Une décision lourde de sens
Pour les observateurs, ce choix symbolise un rejet clair de la CEDEAO, accusée de ne plus être à la hauteur des attentes des peuples de la région. L’organisation est critiquée pour son inefficacité face aux défis de la zone, notamment l’insécurité chronique qui gangrène le Sahel. Les trois pays dénoncent une institution devenue, selon eux, un relais des intérêts étrangers, incapable de proposer des solutions réalistes pour faire face aux crises multiples
Les raisons d’une rupture
Ce retrait résulte d’un profond sentiment de marginalisation et d’abandon. Les dirigeants militaires du Mali, du Niger et du Burkina Faso reprochent à la CEDEAO de sanctionner leurs choix souverains, notamment en matière de sécurité, tout en fermant les yeux sur les véritables urgences régionales.
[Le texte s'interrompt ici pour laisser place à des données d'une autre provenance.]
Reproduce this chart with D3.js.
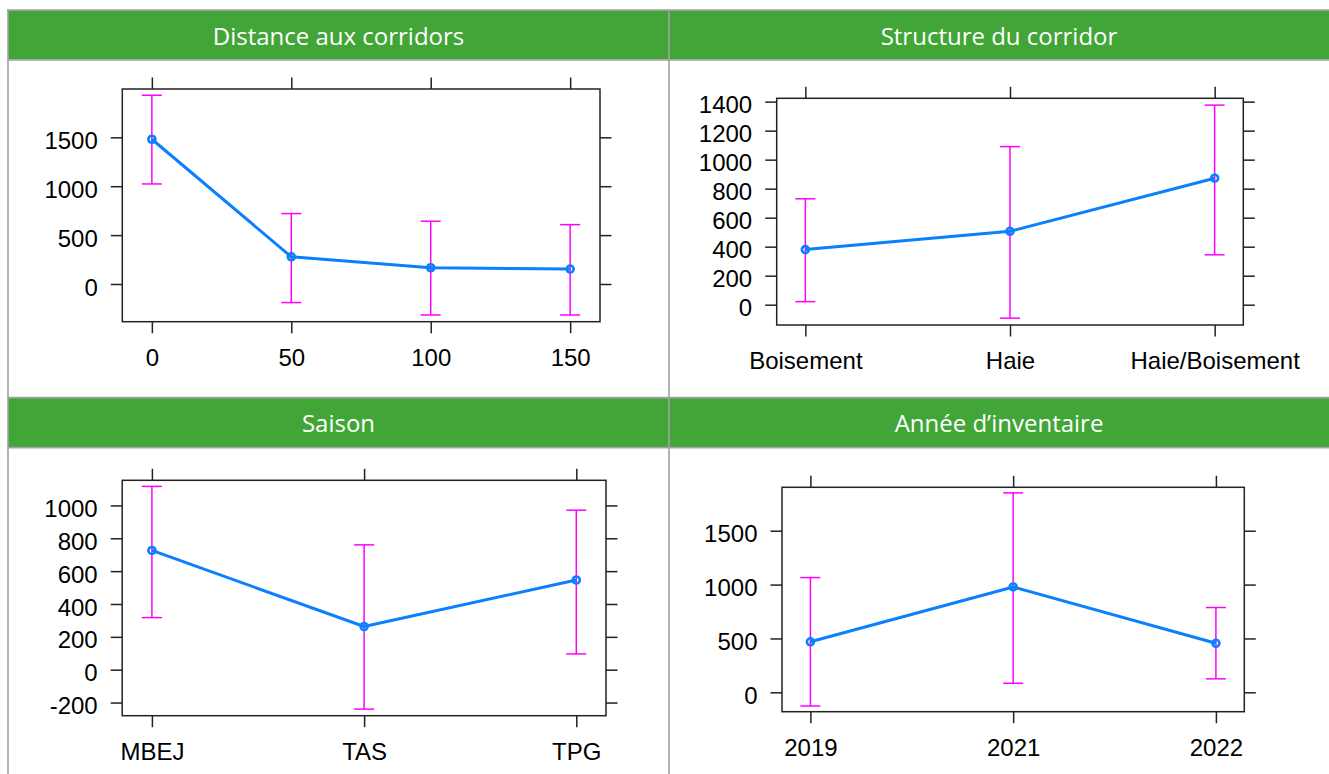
<!DOCTYPE html>
<html>
<head>
<meta charset="utf-8">
<script src="https://cdn.jsdelivr.net/npm/d3@7"></script>
<style>
  body { margin: 0; background: #fff; }
  svg { display: block; }
</style>
</head>
<body>
<svg id="chart" width="1329" height="774"></svg>
<script>
// Distance aux corridors (m)
const distanceLevels = [0, 50, 100, 150];
const distanceMean   = [1480, 278, 166, 153];
const distanceLower  = [1023, -190, -317, -317];
const distanceUpper  = [1930, 720, 642, 607];
const distanceTicks  = [0, 500, 1000, 1500];

// Structure du corridor
const structureLevels = ["Boisement", "Haie", "Haie/Boisement"];
const structureMean   = [380, 506, 872];
const structureLower  = [21, -93, 344];
const structureUpper  = [730, 1090, 1376];
const structureTicks  = [0, 200, 400, 600, 800, 1000, 1200, 1400];

// Saison
const saisonLevels = ["MBEJ", "TAS", "TPG"];
const saisonMean   = [726, 263, 546];
const saisonLower  = [317, -240, 96];
const saisonUpper  = [1116, 760, 971];
const saisonTicks  = [-200, 0, 200, 400, 600, 800, 1000];

// Année d'inventaire
const anneeLevels = ["2019", "2021", "2022"];
const anneeMean   = [469, 978, 455];
const anneeLower  = [-127, 84, 125];
const anneeUpper  = [1065, 1851, 787];
const anneeTicks  = [0, 500, 1000, 1500];

const svg = d3.select("#chart");

const GREEN = "#41a637";
const GRID = "#a2a2a2";
const LINE = "#0a80ff";
const BAR = "#ff00ff";
const AXIS = "#222";
const TICK = 11.5;

// Table frame: two rows of (header, body), two columns
const colX = [8, 669, 1329];
const rows = [
  { headTop: 10.5, headBot: 59.5, bodyBot: 397.7 },
  { headTop: 397.7, headBot: 447.7, bodyBot: 774 }
];

rows.forEach(r => {
  svg.append("rect")
    .attr("x", colX[0]).attr("y", r.headTop)
    .attr("width", colX[2] - colX[0]).attr("height", r.headBot - r.headTop)
    .attr("fill", GREEN);
});
[10.2, 60, 397.7, 447.7].forEach(y => {
  svg.append("line").attr("x1", colX[0] - 1).attr("x2", 1329)
    .attr("y1", y).attr("y2", y)
    .attr("stroke", GRID).attr("stroke-width", 1.7);
});
[colX[0], colX[1]].forEach(x => {
  svg.append("line").attr("x1", x).attr("x2", x)
    .attr("y1", 9.4).attr("y2", 774)
    .attr("stroke", GRID).attr("stroke-width", 1.6);
});

const panels = [
  {
    title: "Distance aux corridors", col: 0, row: 0,
    box: { l: 122.3, r: 600, t: 89, b: 321.7 },
    levels: distanceLevels, mean: distanceMean, lower: distanceLower, upper: distanceUpper,
    ticks: distanceTicks, yDomain: [-385.5, 1994], numeric: true, xDomain: [-10.6, 160.7]
  },
  {
    title: "Structure du corridor", col: 1, row: 0,
    box: { l: 776.7, r: 1243.3, t: 98.3, b: 325 },
    levels: structureLevels, mean: structureMean, lower: structureLower, upper: structureUpper,
    ticks: structureTicks, yDomain: [-140, 1423]
  },
  {
    title: "Saison", col: 0, row: 1,
    box: { l: 122.2, r: 606, t: 480.3, b: 715.7 },
    levels: saisonLevels, mean: saisonMean, lower: saisonLower, upper: saisonUpper,
    ticks: saisonTicks, yDomain: [-280, 1153]
  },
  {
    title: "Année d’inventaire", col: 1, row: 1,
    box: { l: 782, r: 1244.3, t: 487.3, b: 711.7 },
    levels: anneeLevels, mean: anneeMean, lower: anneeLower, upper: anneeUpper,
    ticks: anneeTicks, yDomain: [-180, 1903]
  }
];

// plain integer labels with an ASCII hyphen for negatives
const plain = d => String(d);

panels.forEach(p => {
  const r = rows[p.row];
  const cx = (colX[p.col] + colX[p.col + 1]) / 2;

  // header title
  svg.append("text")
    .attr("x", cx).attr("y", r.headTop + 34.5)
    .attr("text-anchor", "middle")
    .attr("font-family", "'Open Sans', sans-serif")
    .attr("font-size", 24)
    .attr("fill", "#fff")
    .text(p.title);

  const b = p.box;
  const x = p.numeric
    ? d3.scaleLinear().domain(p.xDomain).range([b.l, b.r])
    : d3.scalePoint().domain(p.levels).range([b.l, b.r]).padding(0.14);
  const y = d3.scaleLinear().domain(p.yDomain).range([b.b, b.t]);

  const g = svg.append("g");

  const styleAxis = sel => {
    sel.select(".domain").remove();
    sel.selectAll(".tick line").attr("stroke", AXIS).attr("stroke-width", 1.5);
    sel.selectAll(".tick text")
      .attr("fill", "#000")
      .attr("font-family", "'Liberation Sans', Arial, sans-serif")
      .attr("font-size", 24);
  };

  g.append("g").attr("transform", `translate(${b.l},0)`)
    .call(d3.axisLeft(y).tickValues(p.ticks).tickFormat(plain).tickSize(TICK).tickPadding(13))
    .call(styleAxis)
    .call(s => s.selectAll(".tick text").attr("dy", "0.46em"));

  g.append("g").attr("transform", `translate(${b.r},0)`)
    .call(d3.axisRight(y).tickValues(p.ticks).tickSize(TICK).tickFormat(""))
    .call(styleAxis);

  g.append("g").attr("transform", `translate(0,${b.b})`)
    .call(d3.axisBottom(x).tickValues(p.levels).tickFormat(plain).tickSize(TICK).tickPadding(15.8))
    .call(styleAxis);

  g.append("g").attr("transform", `translate(0,${b.t})`)
    .call(d3.axisTop(x).tickValues(p.levels).tickSize(TICK).tickFormat(""))
    .call(styleAxis);

  g.append("rect")
    .attr("x", b.l).attr("y", b.t)
    .attr("width", b.r - b.l).attr("height", b.b - b.t)
    .attr("fill", "none").attr("stroke", AXIS).attr("stroke-width", 1.5);

  // confidence intervals
  const bars = g.append("g").attr("stroke", BAR).attr("stroke-width", 1.5).attr("fill", "none");
  p.levels.forEach((lv, i) => {
    const px = x(lv);
    bars.append("line").attr("x1", px).attr("x2", px)
      .attr("y1", y(p.lower[i])).attr("y2", y(p.upper[i]));
    [p.lower[i], p.upper[i]].forEach(v => {
      bars.append("line").attr("x1", px - 10).attr("x2", px + 10)
        .attr("y1", y(v)).attr("y2", y(v));
    });
  });

  // fitted means
  const pts = p.levels.map((lv, i) => [x(lv), y(p.mean[i])]);
  g.append("path")
    .attr("d", d3.line()(pts))
    .attr("fill", "none").attr("stroke", LINE).attr("stroke-width", 3)
    .attr("stroke-linejoin", "round");
  g.selectAll(null).data(pts).enter().append("circle")
    .attr("cx", d => d[0]).attr("cy", d => d[1]).attr("r", 3.5)
    .attr("fill", "none").attr("stroke", LINE).attr("stroke-width", 2.6);
});
</script>
</body>
</html>
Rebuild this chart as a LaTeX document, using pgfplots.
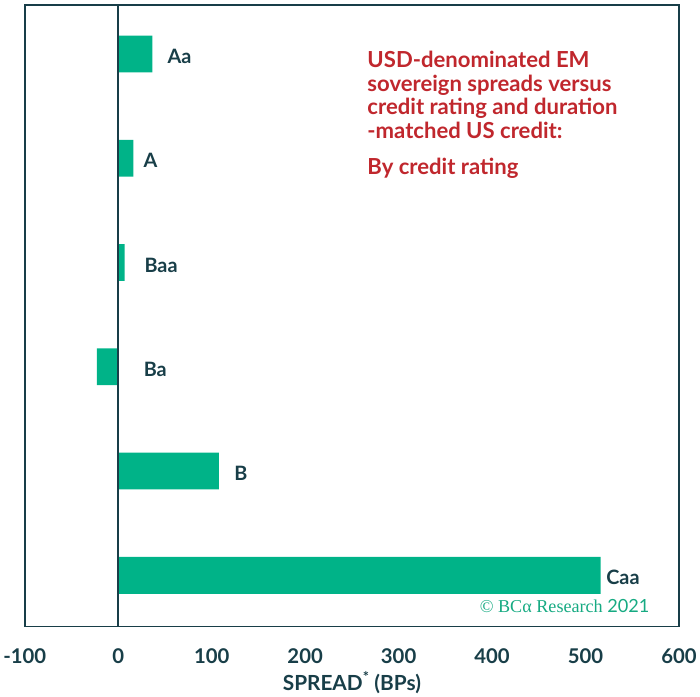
\documentclass[border=0pt]{standalone}
\usepackage{pgfplots}
\pgfplotsset{compat=1.18}
\usepackage{fontspec}
\setmainfont{Lato}
\newfontfamily\serifmark{Liberation Serif}
\definecolor{bargreen}{RGB}{0,179,136}
\definecolor{inkdark}{RGB}{24,62,72}
\definecolor{titlered}{RGB}{192,39,45}
\definecolor{credgreen}{RGB}{22,170,130}

\begin{document}
\begin{tikzpicture}
\begin{axis}[
  scale only axis,
  width=658bp, height=625bp,
  xmin=-100, xmax=600,
  ymin=-0.49, ymax=5.47,
  xtick={-100,0,...,600},
  ytick=\empty,
  major tick length=0pt,
  axis line style={inkdark, line width=1.6bp},
  tick label style={font=\fontsize{20.5}{24}\selectfont\bfseries, text=inkdark},
  xticklabel style={yshift=-19bp},
  /pgf/number format/assume math mode=true,
  /pgf/number format/.cd, 1000 sep={}, /pgfplots/.cd,
  xlabel={SPREAD\textsuperscript{*} (BPs)},
  xlabel style={font=\fontsize{21}{24}\selectfont\bfseries, text=inkdark, yshift=-1bp},
  clip=false,
]
% spreads by credit rating (0 = Caa at the bottom, 5 = Aa at the top)
\addplot[xbar, bar width=0.353, fill=bargreen, draw=none] coordinates {
  (36.5,5) (16.3,4) (6.8,3) (-22.8,2) (107.7,1) (516,0)
};
% zero reference line
\draw[inkdark, line width=1.6bp] (axis cs:0,-0.49) -- (axis cs:0,5.47);
% rating labels beside the bars
\addplot[only marks, mark=none, nodes near coords, point meta=explicit symbolic,
  nodes near coords style={anchor=west, inner sep=0pt, yshift=-2.5bp,
    font=\fontsize{20}{24}\selectfont\bfseries, text=inkdark}]
  table[meta=lab] {
x y lab
52.7 5 Aa
26.9 4 A
28 3 Baa
27.2 2 Ba
124 1 B
522 0 Caa
};
% chart title
\node[anchor=north west, align=left, inner sep=0pt, text=titlered,
  font=\fontsize{22.3}{24}\selectfont\bfseries]
  at (rel axis cs:0.5235,0.9265)
  {USD-denominated EM\\ sovereign spreads versus\\ credit rating and duration\\ -matched US credit:\\[12bp] By credit rating};
% copyright line
\node[anchor=base east, inner sep=0pt, text=credgreen,
  font=\fontsize{18.3}{20}\serifmark]
  at (rel axis cs:0.955,0.0224) {© BCα Research {\fontspec{Lato}2021}};
\end{axis}
% white margin above the frame
\path ([yshift=5bp]current axis.north west);
\end{tikzpicture}
\end{document}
Les sanctions économiques et politiques imposées aux trois États n’ont fait qu’accentuer leur isolement et fragiliser leurs économies, affectant directement leurs populations.
Les trois pays reprochent également à la CEDEAO son incapacité à les soutenir face au terrorisme, qui demeure la principale menace pesant sur le Sahel. Loin d’apporter des solutions concrètes, l’organisation aurait été un frein à leur quête d’indépendance politique et sécuritaire.
Vers une nouvelle dynamique
Ce retrait pourrait révolutionner l’ordre régional en Afrique de l’Ouest. Les pays de l’AES ambitionnent de bâtir une structure plus adaptée aux besoins réels de leurs populations. Parmi les projets en cours figure la création de nouveaux mécanismes favorisant la libre circulation des biens et des personnes entre les membres de l’Alliance. Cette approche, selon les dirigeants, reflète une détermination à développer un cadre de coopération régionale libéré des ingérences extérieures.
« L’intégration régionale, réalisée sur la base des besoins et des réalités locales, est la seule voie pour garantir la souveraineté de nos peuples », a déclaré un représentant du Burkina Faso lors de la réunion.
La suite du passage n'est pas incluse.